When
the Bible speaks of the Holy Spirit it uses a variety of metaphors and images
to describe the Spirit’s activity in the world.
But even the word “Spirit” is a metaphor. The term began as an image rather than a
concept. Spirit is the modern
translation of the Greek word “pneuma” which names invisible forces that are
real without being tangible and, though intangible, are felt without people
being able to see or control them.
Pneuma is the word for wind – the fresh breeze of a spring day or the
fury of a tornado. Pneuma is also breath
– the breath of life that gives life.
Whatever image we use, spirit implies something dynamic – energy,
activity, life.
In
the Creed we say with firm conviction that the Spirit is the “Lord, the Giver
of Life, who proceeds from the Father and the Son.” By doing so we are saying
that the Spirit is also God – in the same way that the Son is God. But this one phrase, while making a unifying
statement about who God is – is the divisive statement between the Latin
Church, of which we are members and the Orthodox Churches.
The
original language of the Creed, still maintained in the Orthodox churches says
that the Spirit comes from the Father only.
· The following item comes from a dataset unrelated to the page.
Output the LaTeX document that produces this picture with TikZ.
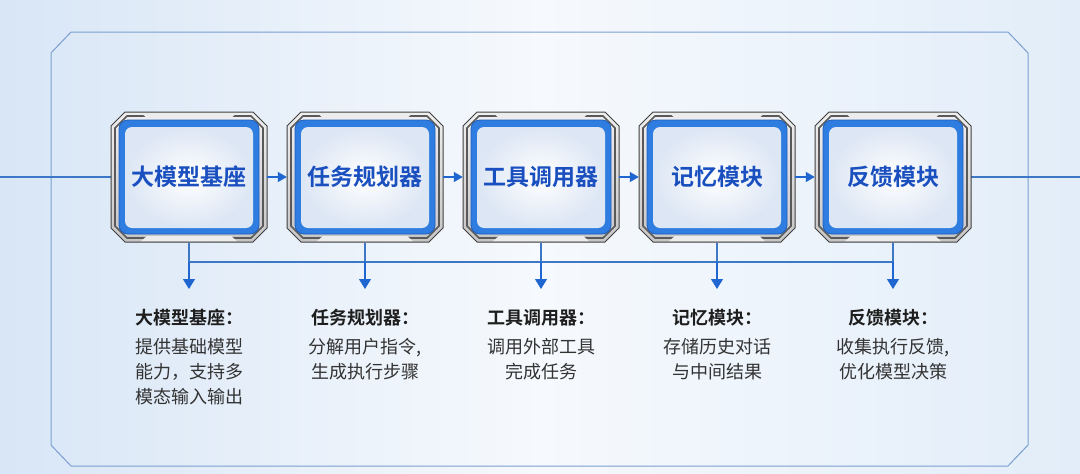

The statement we in the Latin Church recite is that the Spirit comes
from both the Father and the Son. This
idea began in the 8th Century in Spain
and within a few hundred years had swept through the Western Church . Pope Benedict the ninth had the phrase added
to the Creed and recited in churches in the 11th Century.
Both
the Latin and the Orthodox churches are endeavoring to do the impossible –
describe God – so neither can be exactly correct. Both are mankind’s attempt to put a handle on
God. The Latin Church says, “three
persons in God” and the Orthodox says, “one God in three persons.” By doing so we emphasize the unity of the
divine nature while the Orthodox look at the individual persons and emphasize
how they function in perfect unity.
However
we describe the Spirit, we are saying that it is the Spirit we acknowledge when
we say, “with the Father and the Son He is adored and glorified.”